- Coordinates: 39°50′48″N 76°01′13″W﻿ / ﻿39.8466°N 76.0204°W
- Locale: Lancaster County, Pennsylvania, United States

Characteristics
- Total length: 112 feet (34.1 m)

History
- Constructed by: Robert Russell
- Construction start: 1850

Location

= Bellbank Bridge =

The Bellbank Covered Bridge was a covered bridge that spanned the Octoraro Creek on the border between Colerain Township, Lancaster County and Upper Oxford Township, Chester County in Pennsylvania. The 112 ft (34 m) bridge was located on Street Road near Pennsylvania Route 472. It was burnt and destroyed by an arsonist on March 19, 1979. The covered bridge was also referred to as Bridge #11 by Chester County before it was replaced with the current steel beam bridge.

==History==
The Bellbank Covered Bridge was built in 1850 over the Octoraro Creek by Robert Russell (who also rebuilt the Pine Grove Covered Bridge in 1846). It was named after Revolutionary War Colonel James Patterson Bell, who had his home, gristmill, and sawmill located in the 1200 acre plot of land where the bridge was built. In June 1860 the bridge caught on fire after being struck by lightning. Russell received a contract to rebuild the bridge at a cost of $1,739.

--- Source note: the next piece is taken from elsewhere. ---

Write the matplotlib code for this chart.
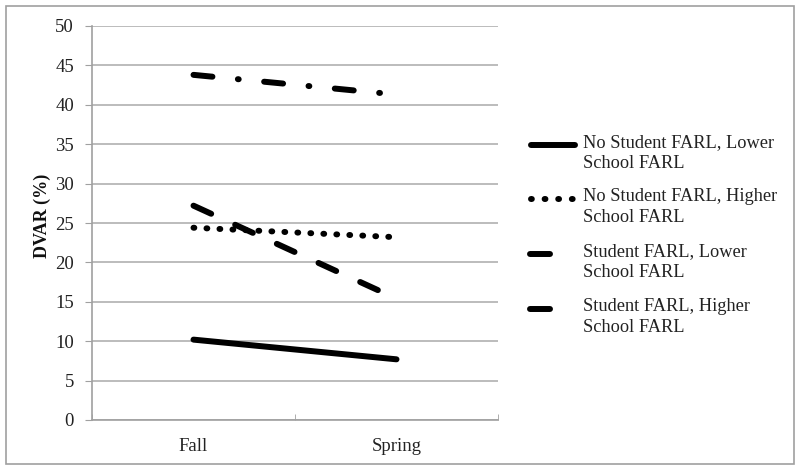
import matplotlib
matplotlib.use("Agg")
import matplotlib.pyplot as plt
from matplotlib.lines import Line2D
from matplotlib.patches import Rectangle

plt.rcParams['font.family'] = ['Liberation Serif', 'DejaVu Serif']
plt.rcParams['lines.scale_dashes'] = False

categories = ["Fall", "Spring"]
series_labels = [
    "No Student FARL, Lower\nSchool FARL",
    "No Student FARL, Higher\nSchool FARL",
    "Student FARL, Lower\nSchool FARL",
    "Student FARL, Higher\nSchool FARL",
]
no_lower = [10.2, 7.7]
no_higher = [24.4, 23.2]
stu_lower = [27.2, 15.4]
stu_higher = [43.8, 41.3]
series_values = [no_lower, no_higher, stu_lower, stu_higher]
yticks = [0, 5, 10, 15, 20, 25, 30, 35, 40, 45, 50]

lw = 4.3
styles = [
    dict(linestyle='-'),
    dict(linestyle=(0, (0.6, 8.76))),
    dict(linestyle=(0, (14.0, 19.0))),
    dict(linestyle=(0, (13.7, 18.4, 0.6, 18.4))),
]
# legend sample styles / extents (px)
legend_styles = [
    dict(linestyle='-'),
    dict(linestyle=(0, (0.6, 9.2))),
    dict(linestyle='-'),
    dict(linestyle='-'),
]
legend_x = [(531, 575), (531, 573), (530, 550), (530, 550)]

fig = plt.figure(figsize=(8, 4.71), dpi=100)
ax = fig.add_axes([92/800, 1-420/471, (498-92)/800, (420-26)/471])

x = [0.5, 1.5]
for vals, st in zip(series_values, styles):
    ax.plot(x, vals, color='black', lw=lw, solid_capstyle='round',
            dash_capstyle='round', **st)

ax.set_xlim(0, 2)
ax.set_ylim(0, 50)
ax.set_yticks(yticks)
ax.set_xticks(x)
ax.set_xticklabels(categories)
ax.set_xticks([0, 1, 2], minor=True)
ax.tick_params(axis='x', which='major', length=0, labelsize=13.5, pad=13)
ax.tick_params(axis='x', which='minor', length=4, direction='in', color='#a0a0a0')
ax.tick_params(axis='y', length=5, color='#a0a0a0', labelsize=13.5, pad=8)
for t in ax.get_yticklabels() + ax.get_xticklabels():
    t.set_color('#222222')
ax.yaxis.grid(True, color='#b0b0b0', lw=1.2)
ax.set_axisbelow(True)
for s in ['top', 'right']:
    ax.spines[s].set_visible(False)
for s in ['left', 'bottom']:
    ax.spines[s].set_color('#a0a0a0')
    ax.spines[s].set_linewidth(1.2)

fig.text(42/800, 1-216/471, "DVAR (%)", rotation=90, ha='center', va='center',
         fontsize=13, fontweight='bold', color='#111111')

# legend
ys = [145, 199, 254, 309]
for lab, st, yy, (x0, x1) in zip(series_labels, legend_styles, ys, legend_x):
    yf = 1 - yy/471
    fig.add_artist(Line2D([x0/800, x1/800], [yf, yf], color='black', lw=lw,
                          solid_capstyle='round', dash_capstyle='round',
                          transform=fig.transFigure, **st))
    fig.text(583/800, yf + 11/471, lab, ha='left', va='top', fontsize=13.2,
             linespacing=1.3, color='#222222')

fig.add_artist(Rectangle((6/800, 1-464/471), 788/800, 458/471, fill=False,
                         edgecolor='#a0a0a0', lw=1.2, transform=fig.transFigure))

fig.savefig("out.png", dpi=100)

Sometime in the 1960s the bridge was scheduled to be destroyed, but was instead rehabilitated. After it was destroyed by fire on March 19, 1979, the bridge, which was previously owned by Chester County, was finally replaced by an open steel-beam bridge after a failed petition to PennDOT by the community to rebuild it as a covered bridge. The fire was ruled as arson when a blackened gas can was found in the center of the burnt-out bridge. As of 2006, there is a movement to replace the current bridge with a replica of the original covered bridge.